* TASK INPUT
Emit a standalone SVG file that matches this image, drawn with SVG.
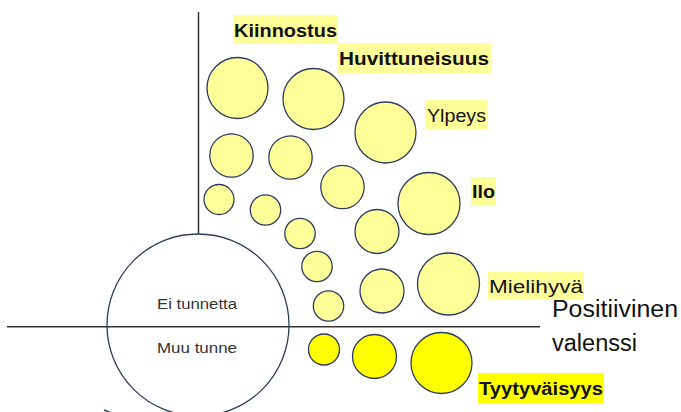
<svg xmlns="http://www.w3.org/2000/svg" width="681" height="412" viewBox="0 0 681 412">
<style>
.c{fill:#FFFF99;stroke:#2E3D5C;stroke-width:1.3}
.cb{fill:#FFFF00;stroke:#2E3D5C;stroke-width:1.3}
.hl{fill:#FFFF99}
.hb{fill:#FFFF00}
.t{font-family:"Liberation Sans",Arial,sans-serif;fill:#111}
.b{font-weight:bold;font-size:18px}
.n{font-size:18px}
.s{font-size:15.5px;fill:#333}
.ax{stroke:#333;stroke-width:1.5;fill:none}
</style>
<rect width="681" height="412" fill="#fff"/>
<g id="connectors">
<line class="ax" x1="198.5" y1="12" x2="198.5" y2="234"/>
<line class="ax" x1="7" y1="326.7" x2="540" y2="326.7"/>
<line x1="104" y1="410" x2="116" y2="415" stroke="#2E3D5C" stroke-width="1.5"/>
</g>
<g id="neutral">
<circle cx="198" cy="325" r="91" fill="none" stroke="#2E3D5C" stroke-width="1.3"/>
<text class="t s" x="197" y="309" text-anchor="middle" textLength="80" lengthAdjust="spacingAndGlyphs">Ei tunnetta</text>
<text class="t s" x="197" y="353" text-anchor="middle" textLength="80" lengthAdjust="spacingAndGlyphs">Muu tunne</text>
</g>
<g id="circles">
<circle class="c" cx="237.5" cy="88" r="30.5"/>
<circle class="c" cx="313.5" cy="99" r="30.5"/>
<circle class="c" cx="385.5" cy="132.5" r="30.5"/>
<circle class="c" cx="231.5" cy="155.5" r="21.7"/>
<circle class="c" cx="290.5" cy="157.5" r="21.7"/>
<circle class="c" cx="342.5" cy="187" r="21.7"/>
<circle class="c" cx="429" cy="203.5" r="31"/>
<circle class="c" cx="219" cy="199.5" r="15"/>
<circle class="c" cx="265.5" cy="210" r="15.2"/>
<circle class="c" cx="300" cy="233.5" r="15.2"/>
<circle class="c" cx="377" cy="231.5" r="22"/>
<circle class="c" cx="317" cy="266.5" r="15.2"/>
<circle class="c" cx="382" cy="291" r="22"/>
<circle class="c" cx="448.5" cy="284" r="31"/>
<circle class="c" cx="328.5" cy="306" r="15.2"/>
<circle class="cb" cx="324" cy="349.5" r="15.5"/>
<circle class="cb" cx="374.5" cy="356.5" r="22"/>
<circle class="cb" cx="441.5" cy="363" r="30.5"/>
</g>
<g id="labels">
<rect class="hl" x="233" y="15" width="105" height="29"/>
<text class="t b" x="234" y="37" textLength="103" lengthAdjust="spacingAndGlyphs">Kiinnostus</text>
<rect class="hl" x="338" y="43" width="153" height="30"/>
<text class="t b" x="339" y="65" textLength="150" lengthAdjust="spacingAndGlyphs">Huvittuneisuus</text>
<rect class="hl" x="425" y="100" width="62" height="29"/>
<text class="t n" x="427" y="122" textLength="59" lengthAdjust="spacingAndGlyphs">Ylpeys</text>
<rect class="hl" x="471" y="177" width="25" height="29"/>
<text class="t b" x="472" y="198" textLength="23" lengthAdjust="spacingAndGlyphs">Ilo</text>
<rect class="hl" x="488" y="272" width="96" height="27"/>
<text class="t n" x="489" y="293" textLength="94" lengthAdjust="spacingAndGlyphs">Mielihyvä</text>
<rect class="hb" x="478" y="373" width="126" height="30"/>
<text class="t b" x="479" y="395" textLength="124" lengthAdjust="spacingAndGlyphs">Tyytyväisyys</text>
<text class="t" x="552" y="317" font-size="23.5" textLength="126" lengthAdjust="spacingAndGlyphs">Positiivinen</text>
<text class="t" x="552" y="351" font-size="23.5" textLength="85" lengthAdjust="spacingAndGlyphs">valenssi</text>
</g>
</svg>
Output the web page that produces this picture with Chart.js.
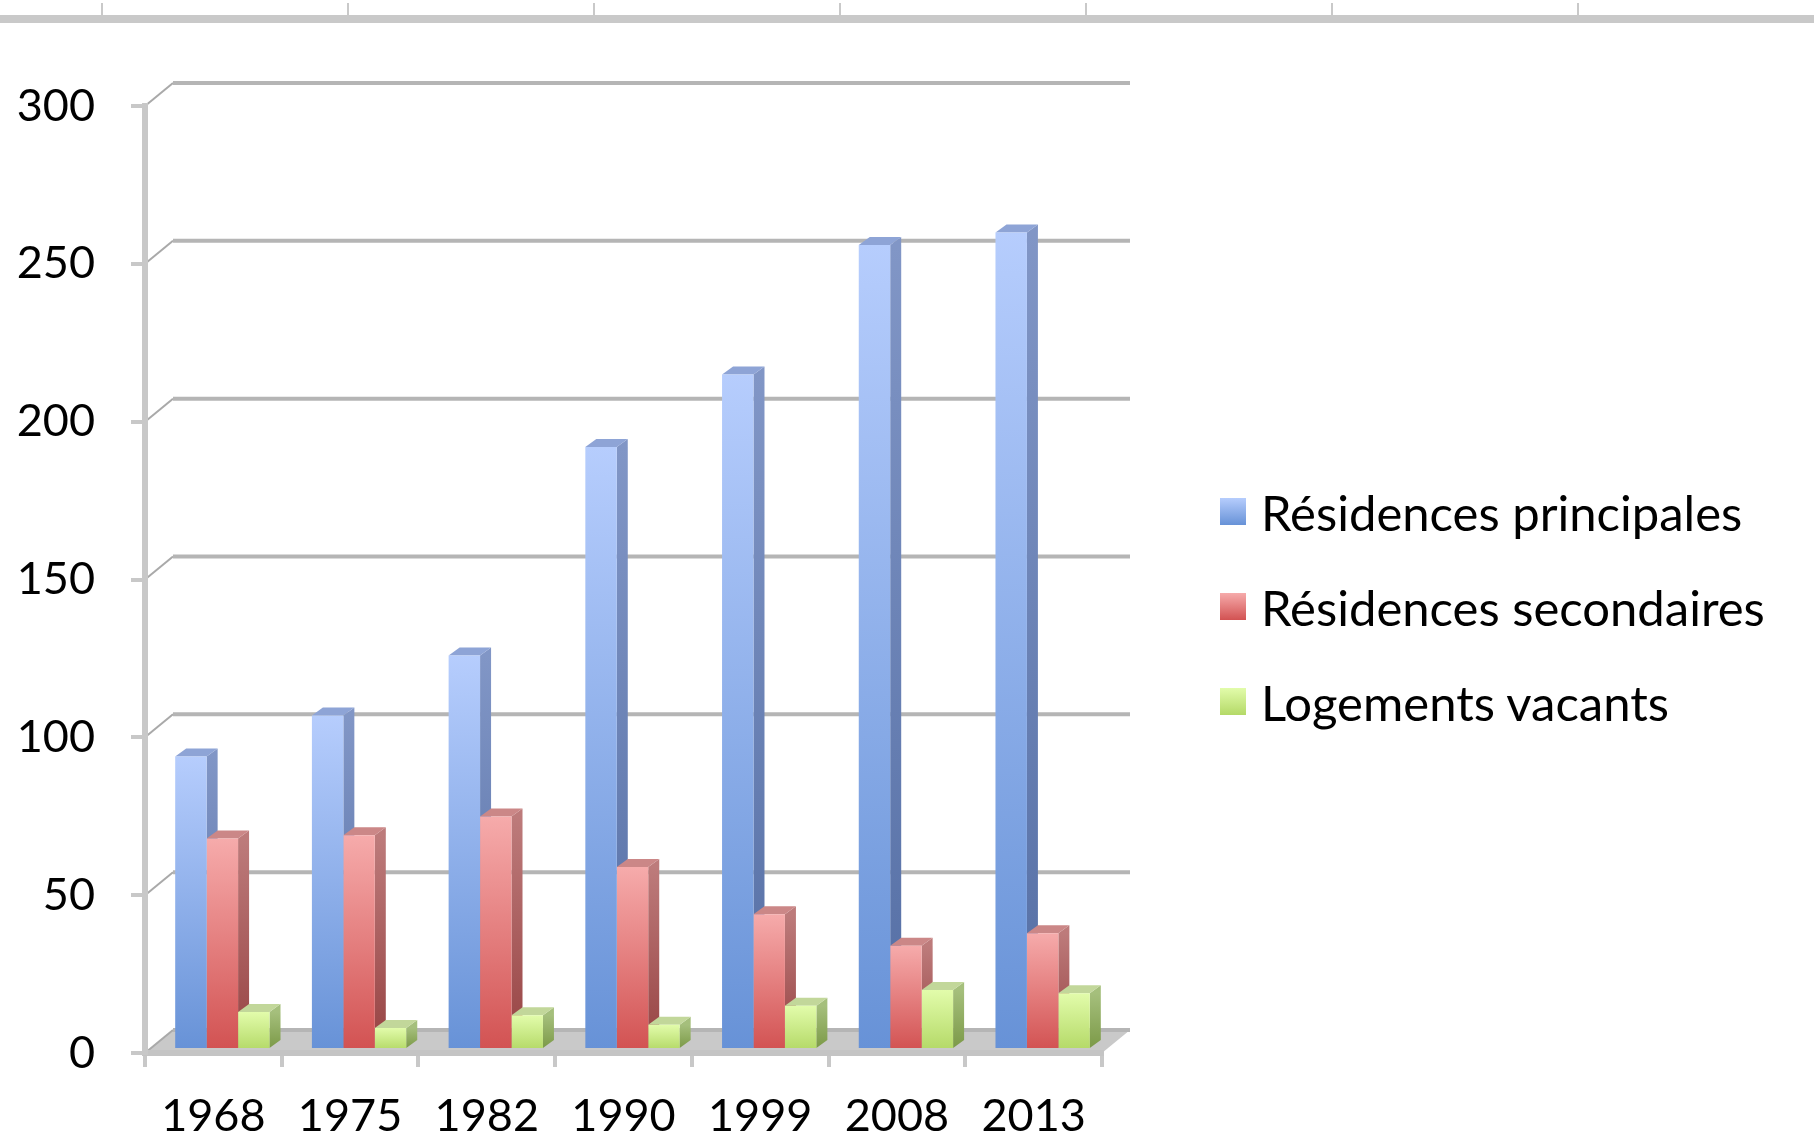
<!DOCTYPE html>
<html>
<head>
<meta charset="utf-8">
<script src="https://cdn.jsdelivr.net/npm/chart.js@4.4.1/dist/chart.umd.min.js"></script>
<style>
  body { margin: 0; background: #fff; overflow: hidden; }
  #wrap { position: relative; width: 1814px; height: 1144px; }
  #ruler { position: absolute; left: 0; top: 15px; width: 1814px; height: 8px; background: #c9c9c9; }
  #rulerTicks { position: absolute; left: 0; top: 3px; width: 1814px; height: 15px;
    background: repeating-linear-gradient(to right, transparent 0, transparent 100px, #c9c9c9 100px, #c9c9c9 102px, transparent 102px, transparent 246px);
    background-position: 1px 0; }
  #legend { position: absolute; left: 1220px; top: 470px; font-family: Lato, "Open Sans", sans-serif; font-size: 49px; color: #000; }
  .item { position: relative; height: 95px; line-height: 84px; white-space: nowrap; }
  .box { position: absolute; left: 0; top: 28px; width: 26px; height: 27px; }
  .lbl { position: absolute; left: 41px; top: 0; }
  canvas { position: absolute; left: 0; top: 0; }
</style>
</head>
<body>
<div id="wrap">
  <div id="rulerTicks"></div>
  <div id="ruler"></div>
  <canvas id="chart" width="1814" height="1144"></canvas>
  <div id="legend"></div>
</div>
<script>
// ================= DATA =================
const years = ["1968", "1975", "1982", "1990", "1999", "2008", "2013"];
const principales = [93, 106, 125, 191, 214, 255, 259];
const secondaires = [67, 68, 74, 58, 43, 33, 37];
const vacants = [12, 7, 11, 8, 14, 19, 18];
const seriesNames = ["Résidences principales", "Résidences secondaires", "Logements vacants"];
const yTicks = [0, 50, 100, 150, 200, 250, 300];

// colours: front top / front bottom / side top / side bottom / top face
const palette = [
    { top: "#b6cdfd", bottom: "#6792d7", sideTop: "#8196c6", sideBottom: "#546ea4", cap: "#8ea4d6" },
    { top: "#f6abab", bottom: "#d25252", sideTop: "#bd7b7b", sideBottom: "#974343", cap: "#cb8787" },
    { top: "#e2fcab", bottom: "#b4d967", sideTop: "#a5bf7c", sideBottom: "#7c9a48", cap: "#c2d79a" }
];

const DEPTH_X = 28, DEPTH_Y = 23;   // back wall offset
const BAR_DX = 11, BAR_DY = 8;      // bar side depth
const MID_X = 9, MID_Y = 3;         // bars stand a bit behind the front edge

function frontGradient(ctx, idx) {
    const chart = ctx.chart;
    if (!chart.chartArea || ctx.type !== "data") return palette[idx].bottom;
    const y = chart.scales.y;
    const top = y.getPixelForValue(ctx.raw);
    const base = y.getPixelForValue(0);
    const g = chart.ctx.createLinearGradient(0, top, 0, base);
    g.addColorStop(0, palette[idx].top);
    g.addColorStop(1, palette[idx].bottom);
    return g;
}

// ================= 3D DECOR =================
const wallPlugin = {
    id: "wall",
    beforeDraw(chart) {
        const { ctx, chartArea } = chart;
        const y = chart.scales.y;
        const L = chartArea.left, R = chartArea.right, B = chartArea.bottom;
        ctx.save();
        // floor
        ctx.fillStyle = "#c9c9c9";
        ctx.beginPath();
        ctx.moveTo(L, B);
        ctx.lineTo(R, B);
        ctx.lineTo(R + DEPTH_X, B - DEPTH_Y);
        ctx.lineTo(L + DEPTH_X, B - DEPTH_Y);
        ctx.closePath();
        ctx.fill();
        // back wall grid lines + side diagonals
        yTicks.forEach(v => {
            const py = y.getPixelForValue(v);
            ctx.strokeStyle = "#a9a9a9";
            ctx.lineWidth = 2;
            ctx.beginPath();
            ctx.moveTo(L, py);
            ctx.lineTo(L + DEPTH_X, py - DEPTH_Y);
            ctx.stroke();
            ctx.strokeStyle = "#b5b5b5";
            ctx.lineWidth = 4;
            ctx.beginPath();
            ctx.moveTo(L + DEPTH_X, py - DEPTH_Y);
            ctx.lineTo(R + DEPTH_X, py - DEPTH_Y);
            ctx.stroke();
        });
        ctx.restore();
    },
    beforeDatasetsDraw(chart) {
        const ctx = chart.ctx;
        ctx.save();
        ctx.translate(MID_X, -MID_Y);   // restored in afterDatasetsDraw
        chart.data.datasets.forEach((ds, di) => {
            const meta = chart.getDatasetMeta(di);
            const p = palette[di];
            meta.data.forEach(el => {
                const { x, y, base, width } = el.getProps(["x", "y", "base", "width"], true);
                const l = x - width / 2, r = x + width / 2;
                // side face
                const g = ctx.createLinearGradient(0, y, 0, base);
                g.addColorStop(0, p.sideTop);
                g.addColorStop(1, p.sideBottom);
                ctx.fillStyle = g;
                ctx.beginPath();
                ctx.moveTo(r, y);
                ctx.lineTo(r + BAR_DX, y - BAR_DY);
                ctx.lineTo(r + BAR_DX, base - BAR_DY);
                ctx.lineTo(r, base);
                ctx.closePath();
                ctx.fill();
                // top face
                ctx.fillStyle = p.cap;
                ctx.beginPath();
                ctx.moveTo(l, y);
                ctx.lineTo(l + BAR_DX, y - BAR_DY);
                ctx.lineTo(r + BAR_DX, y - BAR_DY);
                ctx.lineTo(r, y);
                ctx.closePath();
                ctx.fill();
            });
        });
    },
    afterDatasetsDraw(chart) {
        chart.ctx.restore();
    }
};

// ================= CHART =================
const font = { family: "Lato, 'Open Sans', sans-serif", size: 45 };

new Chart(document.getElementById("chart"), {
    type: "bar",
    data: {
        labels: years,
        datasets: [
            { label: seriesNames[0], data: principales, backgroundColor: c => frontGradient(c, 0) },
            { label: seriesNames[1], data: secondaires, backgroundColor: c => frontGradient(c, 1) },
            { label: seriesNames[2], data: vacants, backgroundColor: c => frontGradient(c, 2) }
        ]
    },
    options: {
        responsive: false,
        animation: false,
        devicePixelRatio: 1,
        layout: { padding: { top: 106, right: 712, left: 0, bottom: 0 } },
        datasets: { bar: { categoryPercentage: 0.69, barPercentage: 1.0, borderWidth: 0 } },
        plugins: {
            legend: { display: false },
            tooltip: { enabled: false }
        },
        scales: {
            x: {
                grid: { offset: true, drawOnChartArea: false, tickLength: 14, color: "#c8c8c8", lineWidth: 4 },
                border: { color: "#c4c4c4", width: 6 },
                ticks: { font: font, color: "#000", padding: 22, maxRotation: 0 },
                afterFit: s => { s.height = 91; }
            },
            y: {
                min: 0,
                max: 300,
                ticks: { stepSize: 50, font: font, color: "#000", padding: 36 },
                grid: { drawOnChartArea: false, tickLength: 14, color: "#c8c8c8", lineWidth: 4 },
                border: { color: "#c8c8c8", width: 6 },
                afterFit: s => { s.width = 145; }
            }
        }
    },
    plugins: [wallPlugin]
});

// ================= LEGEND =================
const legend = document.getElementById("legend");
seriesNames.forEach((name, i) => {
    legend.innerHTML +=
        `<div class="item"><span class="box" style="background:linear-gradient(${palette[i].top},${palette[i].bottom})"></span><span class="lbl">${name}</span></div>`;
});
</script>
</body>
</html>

* TO DO
Search the data for the string "with" and copy each line where it appears.

* THE RESULT
Emit a standalone SVG file that matches this image, drawn with SVG.
Output the web page that produces this picture with Chart.js.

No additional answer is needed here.